Throughout the holdout, Eric said the issue wasn't "French-English," it was "labor-management."
Lindros was out in the cold for a year. He had played with Lemieux and Gretzky in the Canada Cup and then went back to the juniors. At to the Winter Olympics, he led the Canadians to a silver medal. And, then, he was off to the golf course.
He was waiting. Waiting for the Nordiques and their unpredictable owner, Marcel Aubut, to buckle under.
"You wouldn't know what the guy would do," Lindros said. "You'd prepare for the funniest."
Finally, Lindros won. A clean sweep. He got out of Quebec. And the Nordiques looked inept at best, greedy at worst, trading him twice.
' One of the guys'
The happiest day of his life, Lindros said, was arriving in Philadelphia and pulling the Flyers jersey over his tie and sport shirt. Now, all he wants to do is fit in with his new teammates.
"Eric doesn't have to try at all to be one of the guys," said his linemate, Mark Recchi. "He just is."
You find Lindros after practice in the locker room. He is sitting on a bench, taking the skates off his bare feet, letting the sweat run down to the floor. Nearby teammates roll their eyes as Lindros prepares for yet another interview.

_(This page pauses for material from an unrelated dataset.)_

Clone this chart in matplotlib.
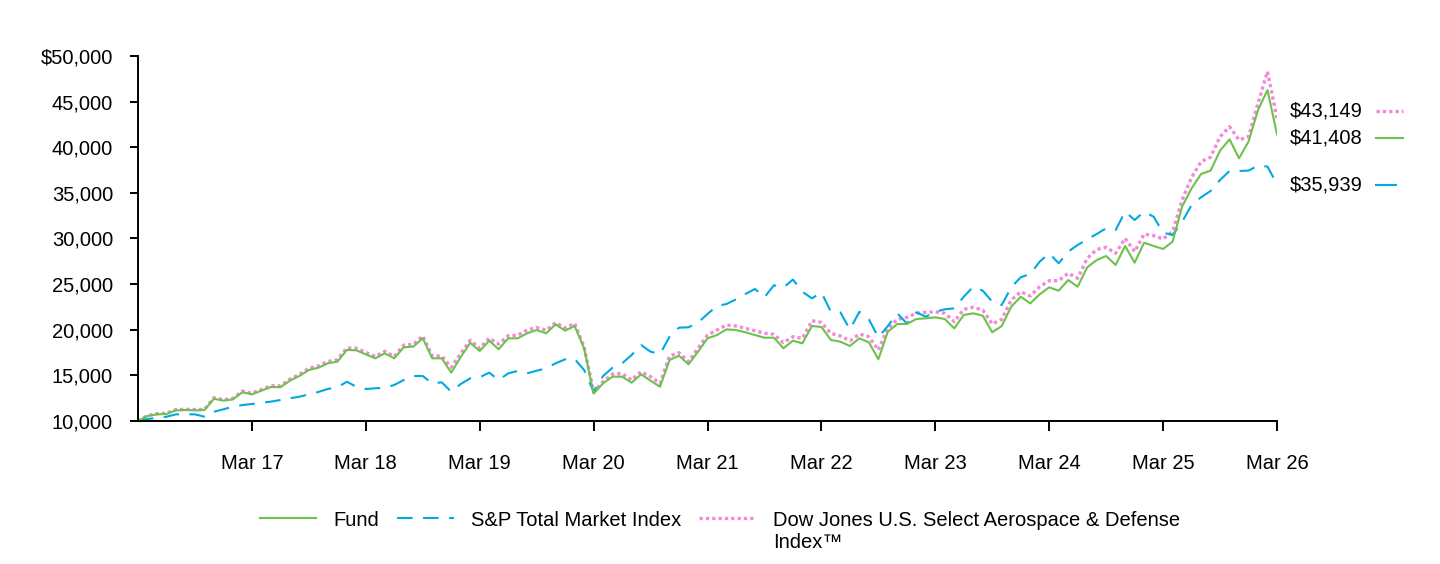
import matplotlib
matplotlib.use("Agg")
import matplotlib.pyplot as plt
from matplotlib.lines import Line2D
from matplotlib.ticker import FuncFormatter

# monthly points, Mar 2016 .. Mar 2026
months = list(range(121))
tick_months = [12, 24, 36, 48, 60, 72, 84, 96, 108, 120]
tick_labels = ["Mar 17", "Mar 18", "Mar 19", "Mar 20", "Mar 21",
               "Mar 22", "Mar 23", "Mar 24", "Mar 25", "Mar 26"]
y_ticks = [10000, 15000, 20000, 25000, 30000, 35000, 40000, 45000, 50000]

fund = [
    10000, 10550, 10730, 10770, 11170, 11200, 11170, 11200, 12440, 12230, 12370, 13150,
    12920, 13320, 13730, 13700, 14420, 14930, 15590, 15840, 16320, 16500, 17780, 17750,
    17300, 16870, 17420, 16870, 18080, 18150, 19060, 16870, 16870, 15300, 17000, 18580,
    17670, 18800, 17860, 19060, 19060, 19610, 19970, 19610, 20590, 19900, 20410, 17970,
    13000, 14130, 14860, 14860, 14200, 15110, 14420, 13760, 16680, 17160, 16210, 17600,
    19060, 19420, 20040, 19970, 19720, 19420, 19130, 19130, 17970, 18800, 18510, 20410,
    20300, 18880, 18690, 18220, 19060, 18620, 16760, 19790, 20630, 20630, 21180, 21250,
    21360, 21180, 20150, 21620, 21800, 21540, 19720, 20410, 22530, 23620, 22890, 23880,
    24650, 24280, 25450, 24720, 26840, 27640, 28080, 27100, 29180, 27350, 29540, 29180,
    28850, 29650, 33490, 35500, 37070, 37430, 39630, 40870, 38790, 40620, 44090, 46270,
    41408,
]

sp_total = [
    10000, 10220, 10330, 10470, 10730, 10730, 10730, 10470, 11020, 11280, 11570, 11750,
    11860, 12010, 12120, 12300, 12490, 12660, 12920, 13180, 13510, 13690, 14300, 13760,
    13510, 13580, 13650, 13950, 14490, 14930, 14930, 14100, 14240, 13210, 14050, 14680,
    14790, 15300, 14490, 15220, 15480, 15220, 15510, 15770, 16320, 16760, 16800, 15590,
    13210, 14930, 15840, 16320, 17230, 18330, 17600, 17340, 19240, 20230, 20270, 20770,
    21730, 22600, 22820, 23330, 23920, 24470, 23550, 24880, 24620, 25500, 24160, 23440,
    24090, 21970, 21900, 20040, 21970, 21140, 19170, 20410, 21800, 20700, 21910, 21430,
    21970, 22240, 22350, 23620, 24720, 24280, 23070, 22710, 24650, 25750, 26110, 27460,
    28380, 27280, 28560, 29290, 29910, 30490, 31120, 30930, 32940, 32030, 32940, 32390,
    30640, 30380, 31830, 33670, 34510, 35210, 36410, 37400, 37400, 37440, 37990, 37880,
    35939,
]

dj_aero = [
    10000, 10600, 10800, 10850, 11250, 11280, 11250, 11280, 12550, 12330, 12480, 13280,
    13050, 13450, 13870, 13850, 14580, 15100, 15780, 16030, 16520, 16720, 18000, 17980,
    17520, 17080, 17640, 17080, 18320, 18400, 19320, 17120, 17120, 15880, 17400, 18850,
    17950, 19080, 18440, 19350, 19400, 19970, 20250, 19950, 20770, 20200, 20700, 18100,
    13210, 14300, 15150, 15200, 14490, 15400, 14860, 14130, 17120, 17480, 16500, 17970,
    19420, 19970, 20520, 20410, 20150, 19900, 19610, 19500, 18580, 19240, 19060, 20990,
    20800, 19610, 19320, 18800, 19530, 19240, 17780, 20150, 21140, 21360, 21800, 21910,
    21970, 21800, 20880, 22240, 22460, 22160, 20630, 21140, 23260, 24160, 23700, 24720,
    25380, 25380, 26190, 25640, 27820, 28800, 29030, 28380, 30020, 28560, 30490, 30310,
    29950, 30750, 34220, 36700, 38420, 38900, 41160, 42250, 40800, 41160, 44820, 48300,
    43149,
]

GREEN = "#6CC24A"
BLUE = "#00A9E0"
PINK = "#F38AD9"
PINK_STYLE = (0, (1, 0.9))


def main():
    plt.rcParams['font.family'] = ['Liberation Sans', 'DejaVu Sans']
    fs = 14.5

    fig = plt.figure(figsize=(14.4, 5.64), dpi=100)
    ax = fig.add_axes([138/1440, 1 - 421/564, (1277 - 138)/1440, (421 - 56)/564])

    l_dj, = ax.plot(months, dj_aero, color=PINK, lw=2.4, linestyle=PINK_STYLE,
                    label="Dow Jones U.S. Select Aerospace & Defense")
    l_sp, = ax.plot(months, sp_total, color=BLUE, lw=1.5, dashes=(7.5, 5),
                    label="S&P Total Market Index")
    l_fund, = ax.plot(months, fund, color=GREEN, lw=1.5, label="Fund")

    ax.set_xlim(0, 120)
    ax.set_ylim(10000, 50000)
    ax.set_xticks(tick_months)
    ax.set_xticklabels(tick_labels)
    ax.set_yticks(y_ticks)
    ax.yaxis.set_major_formatter(FuncFormatter(
        lambda v, p: f"${v:,.0f}" if v == 50000 else f"{v:,.0f}"))
    for s in ["top", "right"]:
        ax.spines[s].set_visible(False)
    for s in ["left", "bottom"]:
        ax.spines[s].set_linewidth(1.4)
    ax.tick_params(axis="x", length=7, width=1.4, pad=17, labelsize=fs)
    ax.tick_params(axis="y", length=6, width=1.4, pad=12, labelsize=fs)

    # end-value labels at the right, each followed by a small line sample
    end_labels = [
        (dj_aero[-1], 7.5, dict(color=PINK, lw=2.4, linestyle=PINK_STYLE), 27),
        (fund[-1], -3.5, dict(color=GREEN, lw=1.5, linestyle="-"), 27),
        (sp_total[-1], -1, dict(color=BLUE, lw=1.5, linestyle="-"), 20),
    ]
    texts = []
    for val, dy, style, length in end_labels:
        t = ax.annotate(f"${val:,.0f}", xy=(120, val), xytext=(13, dy),
                        textcoords="offset pixels", va="center", ha="left",
                        fontsize=fs, annotation_clip=False)
        texts.append((t, style, length))

    leg = fig.legend(handles=[l_fund, l_sp, l_dj], loc="center", ncol=3,
                     bbox_to_anchor=(0.5, 1 - 520/564), frameon=False, fontsize=fs,
                     handlelength=2.8, handletextpad=0.85, columnspacing=0.9)

    fig.canvas.draw()
    r = fig.canvas.get_renderer()
    W, H = fig.bbox.width, fig.bbox.height
    for t, style, length in texts:
        bb = t.get_window_extent(r)
        yc = (bb.y0 + bb.y1) / 2
        x0 = bb.x1 + 13
        fig.add_artist(Line2D([x0 / W, (x0 + length) / W], [yc / H, yc / H],
                              transform=fig.transFigure, **style))

    bb = leg.get_texts()[2].get_window_extent(r)
    fig.text(bb.x0 / W, (bb.y0 - 3) / H, "Index\u2122", ha="left", va="top", fontsize=fs)

    fig.savefig("out.png", dpi=100)


if __name__ == "__main__":
    main()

Kevin Dineen, the forward whose father, Bill, is the team's coach, looks at Lindros, and then, imitating the women who swarm around the team bench before games, says, "Oh, he's so pretty."
He's asked about fighting.
"I haven't played too dirty yet," he says. "It's still the preseason. There will be a little animosity. It will be exciting."
He's asked about Lemieux and Gretzky. Suddenly, he starts talking about the Rangers' Mark Messier, the league MVP.
"When Mark Messier skates on the ice, he doesn't have to prove anything," he says. "With him, it's respect. He's awesome. He's the best. He's No. 1."
Finally, someone asks him about the season, about being a star and a villain.
"It has been going on since Day 1," he says. "I'll get the cheers at the Spectrum. Forty-two times a year."
The kid knows the score. This year, he owns the autumn. But give him four years, and he just might own an NHL spring.